Problem to solve
Nothing but the lines from the top of the data to the line holding "const decisionTree = [[0,0],[0.003,0.015],[0.996,0.98],[1,1]];" should be printed, word for word and both ends included; leave the pictures out.

--- start ---

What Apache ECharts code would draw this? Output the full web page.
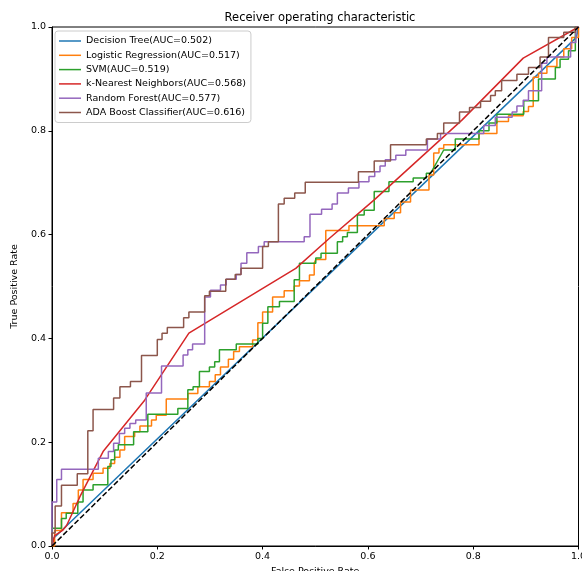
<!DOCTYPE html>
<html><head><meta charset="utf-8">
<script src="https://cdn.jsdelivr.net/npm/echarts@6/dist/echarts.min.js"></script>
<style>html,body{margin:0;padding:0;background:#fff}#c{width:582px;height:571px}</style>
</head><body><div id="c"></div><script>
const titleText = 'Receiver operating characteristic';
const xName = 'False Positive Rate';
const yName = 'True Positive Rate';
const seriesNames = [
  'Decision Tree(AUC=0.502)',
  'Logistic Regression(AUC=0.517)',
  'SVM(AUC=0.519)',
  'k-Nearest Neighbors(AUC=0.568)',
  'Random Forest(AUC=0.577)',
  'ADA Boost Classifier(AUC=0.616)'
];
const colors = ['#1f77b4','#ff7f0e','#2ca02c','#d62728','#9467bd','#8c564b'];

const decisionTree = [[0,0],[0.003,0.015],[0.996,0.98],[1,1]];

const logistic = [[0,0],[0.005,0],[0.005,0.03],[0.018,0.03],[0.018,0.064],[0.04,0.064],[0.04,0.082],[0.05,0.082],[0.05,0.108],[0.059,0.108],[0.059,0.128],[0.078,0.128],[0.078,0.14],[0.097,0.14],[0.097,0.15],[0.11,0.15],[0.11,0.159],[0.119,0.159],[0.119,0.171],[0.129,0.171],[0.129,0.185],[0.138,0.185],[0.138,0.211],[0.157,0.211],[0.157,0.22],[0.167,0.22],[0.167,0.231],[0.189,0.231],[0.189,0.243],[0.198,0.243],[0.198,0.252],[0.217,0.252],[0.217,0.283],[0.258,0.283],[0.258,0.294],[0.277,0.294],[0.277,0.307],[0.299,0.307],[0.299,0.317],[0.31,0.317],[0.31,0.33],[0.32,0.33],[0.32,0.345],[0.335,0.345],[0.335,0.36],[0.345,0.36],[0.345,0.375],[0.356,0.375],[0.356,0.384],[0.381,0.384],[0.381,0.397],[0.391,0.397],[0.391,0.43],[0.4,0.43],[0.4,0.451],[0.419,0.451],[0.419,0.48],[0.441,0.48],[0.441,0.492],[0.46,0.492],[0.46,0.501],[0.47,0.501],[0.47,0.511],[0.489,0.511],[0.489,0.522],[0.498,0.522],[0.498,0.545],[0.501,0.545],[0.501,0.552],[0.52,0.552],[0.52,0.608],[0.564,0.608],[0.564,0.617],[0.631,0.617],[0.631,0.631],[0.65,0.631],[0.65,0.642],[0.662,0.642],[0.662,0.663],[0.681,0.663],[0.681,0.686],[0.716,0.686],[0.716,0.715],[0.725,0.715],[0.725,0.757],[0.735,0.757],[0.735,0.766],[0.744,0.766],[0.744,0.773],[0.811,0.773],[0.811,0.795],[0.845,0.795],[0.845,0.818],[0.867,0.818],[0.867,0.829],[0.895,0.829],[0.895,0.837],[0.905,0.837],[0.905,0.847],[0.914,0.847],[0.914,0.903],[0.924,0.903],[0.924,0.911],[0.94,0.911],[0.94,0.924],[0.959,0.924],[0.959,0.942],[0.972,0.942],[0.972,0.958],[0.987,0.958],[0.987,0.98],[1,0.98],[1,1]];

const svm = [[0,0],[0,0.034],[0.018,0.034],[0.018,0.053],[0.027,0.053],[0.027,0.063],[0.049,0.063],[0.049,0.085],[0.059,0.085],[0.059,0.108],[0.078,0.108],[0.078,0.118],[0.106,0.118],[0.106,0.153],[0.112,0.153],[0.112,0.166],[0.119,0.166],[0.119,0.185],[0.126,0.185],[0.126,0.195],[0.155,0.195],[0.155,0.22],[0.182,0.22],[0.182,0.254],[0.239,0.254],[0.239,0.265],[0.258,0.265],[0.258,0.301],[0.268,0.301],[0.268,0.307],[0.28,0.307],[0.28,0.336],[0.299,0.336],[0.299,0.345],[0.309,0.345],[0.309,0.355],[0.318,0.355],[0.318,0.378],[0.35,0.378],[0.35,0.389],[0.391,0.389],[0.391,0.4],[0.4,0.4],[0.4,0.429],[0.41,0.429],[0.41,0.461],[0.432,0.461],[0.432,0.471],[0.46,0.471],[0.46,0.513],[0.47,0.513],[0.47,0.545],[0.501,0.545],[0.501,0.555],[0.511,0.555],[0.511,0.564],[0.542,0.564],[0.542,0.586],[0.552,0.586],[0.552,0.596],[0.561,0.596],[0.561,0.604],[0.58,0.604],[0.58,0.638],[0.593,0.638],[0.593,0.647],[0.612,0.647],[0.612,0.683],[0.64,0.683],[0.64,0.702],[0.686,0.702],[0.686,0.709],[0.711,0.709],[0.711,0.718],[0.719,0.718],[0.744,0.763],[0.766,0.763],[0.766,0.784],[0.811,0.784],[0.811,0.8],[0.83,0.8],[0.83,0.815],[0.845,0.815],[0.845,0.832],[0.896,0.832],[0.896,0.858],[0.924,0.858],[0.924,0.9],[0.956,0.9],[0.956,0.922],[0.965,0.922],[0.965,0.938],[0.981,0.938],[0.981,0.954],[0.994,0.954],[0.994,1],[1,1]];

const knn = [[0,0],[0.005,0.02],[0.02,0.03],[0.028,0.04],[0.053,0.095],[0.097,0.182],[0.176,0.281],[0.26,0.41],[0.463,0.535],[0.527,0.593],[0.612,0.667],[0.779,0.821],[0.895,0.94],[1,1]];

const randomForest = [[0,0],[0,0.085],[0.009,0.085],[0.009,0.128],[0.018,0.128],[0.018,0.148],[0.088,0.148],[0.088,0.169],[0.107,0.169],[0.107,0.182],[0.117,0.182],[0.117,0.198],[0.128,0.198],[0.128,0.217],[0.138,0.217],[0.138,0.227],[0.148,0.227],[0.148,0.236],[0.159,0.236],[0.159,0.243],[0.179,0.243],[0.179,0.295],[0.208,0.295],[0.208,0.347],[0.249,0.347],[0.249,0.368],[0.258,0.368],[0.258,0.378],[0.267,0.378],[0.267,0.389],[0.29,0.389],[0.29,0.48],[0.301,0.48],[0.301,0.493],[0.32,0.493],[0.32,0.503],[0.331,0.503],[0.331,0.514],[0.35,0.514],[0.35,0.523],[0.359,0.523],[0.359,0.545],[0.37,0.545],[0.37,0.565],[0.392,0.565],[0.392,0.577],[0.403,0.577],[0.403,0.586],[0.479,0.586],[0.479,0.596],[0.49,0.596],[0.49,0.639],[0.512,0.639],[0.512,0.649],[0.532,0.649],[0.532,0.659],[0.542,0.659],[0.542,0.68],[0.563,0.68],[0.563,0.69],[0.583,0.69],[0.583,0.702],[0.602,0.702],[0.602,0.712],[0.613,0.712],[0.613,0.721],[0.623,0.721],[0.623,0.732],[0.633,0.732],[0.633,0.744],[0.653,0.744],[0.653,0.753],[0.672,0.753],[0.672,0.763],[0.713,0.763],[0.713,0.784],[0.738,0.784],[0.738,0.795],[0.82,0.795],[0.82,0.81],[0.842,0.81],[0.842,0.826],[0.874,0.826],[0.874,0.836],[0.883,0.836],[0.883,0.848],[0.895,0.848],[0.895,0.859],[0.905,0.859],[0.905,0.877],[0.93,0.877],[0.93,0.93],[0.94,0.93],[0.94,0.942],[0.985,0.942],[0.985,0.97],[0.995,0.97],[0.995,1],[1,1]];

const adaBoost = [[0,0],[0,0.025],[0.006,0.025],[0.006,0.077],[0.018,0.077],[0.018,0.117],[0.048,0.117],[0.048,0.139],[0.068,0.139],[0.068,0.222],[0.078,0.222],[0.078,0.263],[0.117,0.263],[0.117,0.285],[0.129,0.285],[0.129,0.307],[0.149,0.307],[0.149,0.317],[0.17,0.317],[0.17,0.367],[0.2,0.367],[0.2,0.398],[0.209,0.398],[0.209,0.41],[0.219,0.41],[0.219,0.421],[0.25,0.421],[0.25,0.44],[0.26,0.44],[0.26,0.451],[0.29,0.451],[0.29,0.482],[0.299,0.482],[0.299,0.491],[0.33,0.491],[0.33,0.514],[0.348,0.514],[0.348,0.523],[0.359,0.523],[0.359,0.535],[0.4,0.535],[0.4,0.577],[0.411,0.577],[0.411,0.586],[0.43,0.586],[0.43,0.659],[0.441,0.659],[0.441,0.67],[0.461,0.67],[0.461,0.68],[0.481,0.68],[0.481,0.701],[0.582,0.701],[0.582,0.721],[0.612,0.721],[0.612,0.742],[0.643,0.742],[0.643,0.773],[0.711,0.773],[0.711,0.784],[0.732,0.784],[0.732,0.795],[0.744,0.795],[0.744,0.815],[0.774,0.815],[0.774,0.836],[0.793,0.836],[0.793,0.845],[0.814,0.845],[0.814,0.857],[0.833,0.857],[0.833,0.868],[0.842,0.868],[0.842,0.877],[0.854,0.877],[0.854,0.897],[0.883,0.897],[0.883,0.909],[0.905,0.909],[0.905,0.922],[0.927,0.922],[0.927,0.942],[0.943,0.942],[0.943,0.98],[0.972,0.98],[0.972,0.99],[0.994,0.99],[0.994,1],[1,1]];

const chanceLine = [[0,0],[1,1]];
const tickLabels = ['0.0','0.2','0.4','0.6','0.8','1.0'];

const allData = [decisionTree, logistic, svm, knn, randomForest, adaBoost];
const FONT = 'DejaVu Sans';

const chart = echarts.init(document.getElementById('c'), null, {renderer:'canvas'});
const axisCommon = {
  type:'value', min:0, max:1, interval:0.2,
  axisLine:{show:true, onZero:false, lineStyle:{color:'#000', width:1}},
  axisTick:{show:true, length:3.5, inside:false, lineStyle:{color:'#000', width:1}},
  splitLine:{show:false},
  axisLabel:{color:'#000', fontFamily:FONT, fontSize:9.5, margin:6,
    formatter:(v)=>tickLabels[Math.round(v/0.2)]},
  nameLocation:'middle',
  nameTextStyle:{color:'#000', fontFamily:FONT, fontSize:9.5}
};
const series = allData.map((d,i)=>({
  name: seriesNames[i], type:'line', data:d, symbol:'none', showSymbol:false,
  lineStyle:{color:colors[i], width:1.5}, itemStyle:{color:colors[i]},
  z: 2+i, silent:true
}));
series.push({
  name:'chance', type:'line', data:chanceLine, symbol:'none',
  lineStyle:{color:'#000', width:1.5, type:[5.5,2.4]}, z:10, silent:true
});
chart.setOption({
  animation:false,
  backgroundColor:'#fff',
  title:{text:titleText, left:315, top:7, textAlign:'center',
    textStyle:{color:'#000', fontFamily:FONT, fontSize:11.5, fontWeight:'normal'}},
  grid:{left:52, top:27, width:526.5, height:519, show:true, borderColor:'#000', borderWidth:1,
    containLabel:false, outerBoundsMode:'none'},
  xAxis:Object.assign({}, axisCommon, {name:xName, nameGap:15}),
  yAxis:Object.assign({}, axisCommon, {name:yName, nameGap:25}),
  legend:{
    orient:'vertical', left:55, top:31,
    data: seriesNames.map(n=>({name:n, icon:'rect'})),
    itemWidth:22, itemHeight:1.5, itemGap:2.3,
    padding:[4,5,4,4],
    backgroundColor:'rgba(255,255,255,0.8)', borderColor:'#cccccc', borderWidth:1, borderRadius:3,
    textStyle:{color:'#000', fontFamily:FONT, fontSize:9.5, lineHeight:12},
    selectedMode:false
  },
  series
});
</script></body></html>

--- end ---

Exercise output
What Apache ECharts code would draw this? Output the full web page.
<!DOCTYPE html>
<html><head><meta charset="utf-8">
<script src="https://cdn.jsdelivr.net/npm/echarts@6/dist/echarts.min.js"></script>
<style>html,body{margin:0;padding:0;background:#fff}#c{width:582px;height:571px}</style>
</head><body><div id="c"></div><script>
const titleText = 'Receiver operating characteristic';
const xName = 'False Positive Rate';
const yName = 'True Positive Rate';
const seriesNames = [
  'Decision Tree(AUC=0.502)',
  'Logistic Regression(AUC=0.517)',
  'SVM(AUC=0.519)',
  'k-Nearest Neighbors(AUC=0.568)',
  'Random Forest(AUC=0.577)',
  'ADA Boost Classifier(AUC=0.616)'
];
const colors = ['#1f77b4','#ff7f0e','#2ca02c','#d62728','#9467bd','#8c564b'];

const decisionTree = [[0,0],[0.003,0.015],[0.996,0.98],[1,1]];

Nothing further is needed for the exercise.